Magnetic Monopoles

Electric charges come in two types, positive and negative. Magnetic poles also come in two types, North and South. In both cases, like charges/poles repel, and opposites attract. The big difference? Electric charges can exist in isolation; you can have just a positive or negative charge by itself. Whereas in a magnet, you always need both a North pole and a South pole; you can't have a magnetic monopole.

Magnetic monopoles have always been a curiosity for physicists, and many of us think that they ought to exist. In the 1970s, there were searches going on for them, and the most famous one was led by a physicist named Blas Cabrera. He took a long wire and made eight loops out of it, designed to measure magnetic flux through it. If a monopole passed through it, he would get a signal of exactly eight magnetons. But if a standard dipole magnet passed through it, he'd get a signal of +8 followed immediately by one of -8, so he could tell these apart.

So he built this device and waited. Occasionally he'd get one or two magnetons, but the fact that it wasn't eight was hardcore evidence that something funny was going on with just one or two loops. (Three or more was never seen.) In February of 1982, he didn't come in on Valentine's day. When he came back to the office, he surprisingly found that the computer and the device had recorded exactly eight magnetons on February 14th, 1982. Huge devices with larger surface areas and more loops were built, but despite extensive searching, another monopole was never seen. Stephen Weinberg even wrote Blas Cabrera a poem on February 14th, 1983:

Roses are red,

Violets are blue,

It's time for monopole

Number TWO!

And, as of today, no one has seen good evidence for a second magnetic monopole, leading us to believe that the first one was spurious.

And then I saw this headline over at ScienceDaily:

Damn. And I just tried defending science journalists to a clearly unhappy Sheril Kirshenbaum, and then someone goes and reports, "Magnetic Monopoles Detected..."

You can stop there. They haven't been. In fact, if you go to the actual paper in science, they say so right in the abstract (bold emphasis is mine, as always):

While sources of magnetic fields--magnetic monopoles--have so far proven elusive as elementary particles, several scenarios have been proposed recently in condensed matter physics of emergent quasiparticles resembling monopoles.

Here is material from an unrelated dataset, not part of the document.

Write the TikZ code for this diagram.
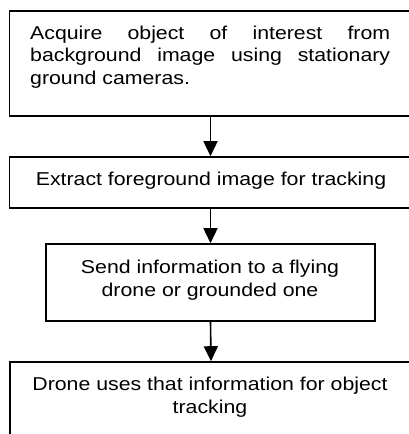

What they did was create magnetic "strings", or very long, thin magnets on a lattice, where North and South poles are separated by great distances. If you only look at one side of this string, you only see one pole. But the other pole is still there, and so this isn't a monopole. If you tried to snap the string, you still wouldn't isolate one magnetic charge; it would work just like this:

Now, this isn't to belittle the research done here. The creation and isolation of these magnetic strings, and the separation of the poles over long distances is wonderful! As the researchers themselves say, "Above all, it signifies the first time fractionalisation in three dimensions is observed." So instead of a network of magnetic strings like this:

They've managed to separate and isolate a single string! The technique was pretty amazing too, getting down to 0.6 Kelvin to do this experiment. But magnetic monopoles? Please! The science is sensational enough without the addition of outright lying.